What has happened to the kind of discomfort I felt as young person when I saw gross ostentation? The bright red Rolls Royce is gross ostentation. It screams, "I'm rich, richer than you."
I think that two things have happened to change American attitudes towards gross ostentation.* First is the rapid growth of meritocratic wealth.
We have about two million people who inherited their wealth, the traditionally wealthy who avoid ostentation because the society around them justly views their wealth as undeserved. Most people in the category of inherited wealth are donating and squandering their wealth, since few heirs have the ability to earn it.

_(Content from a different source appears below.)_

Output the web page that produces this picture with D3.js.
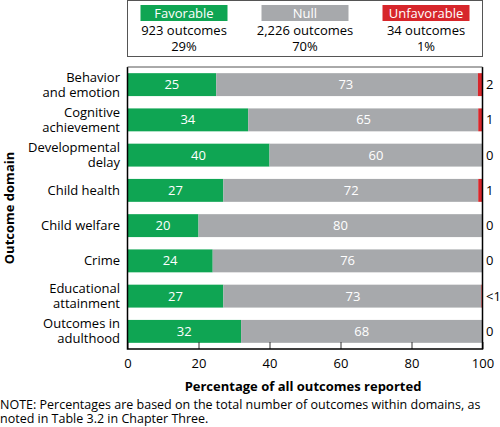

Meritocratic wealth is earned by skill, talent, effort and a little luck. There are roughly two million people in this category, also. This group wouldn't generate much envy or opprobrium if they were ostentatious, but the public wouldn't know merit from inheritance. So this group follows in the path of inherited wealth and avoids ostentation. The meritocratic wealthy hide their wealth in gated communities and far away from everyone in the mountains around Aspen or deep in the glitz of Beverly Hills. Some members of the new meritocracy are artists and athletes, showing that this class is ethnically mixed and unlike the traditional, inherited group.
The second change over the past decades has been the arrival of big money winnings in the state lotteries since the mid-1970s, the popularization of Las Vegas, and television shows that give $ millions to contestants. This is the lucky money group.
It is the arrival of this group of chance winners that has changed the dynamics of ostentation. Few people bear a grudge against lucky money, since anyone could be lucky. My guess is that the class of lucky money people is under 100,000.
I think the consequence of these two social changes in the past several decades, merit and luck, is the decline in hostility to ostentation. The arrival of meritocratic money diminished the moral basis for hostility to ostentation. The explosion of lucky money eliminated the antagonism to ostentation and almost created a welcome mat for gross ostentation.
After all, I think that when someone sees a red Rolls they think: Lottery.
Part of my point is made with a late 1950s joke I heard nearly fifty years ago: A black man, a pimp, goes into a Cadillac dealership and sits in the driver's seat of a pink convertible. He lights up a cigar, under his broad-brimmed purple hat. The salesman approaches and asks, "What do ya think?" "I'd take it, 'cept people might think I'm a Jew."
*Such change in attitude has not happened in Japan, India nor Israel.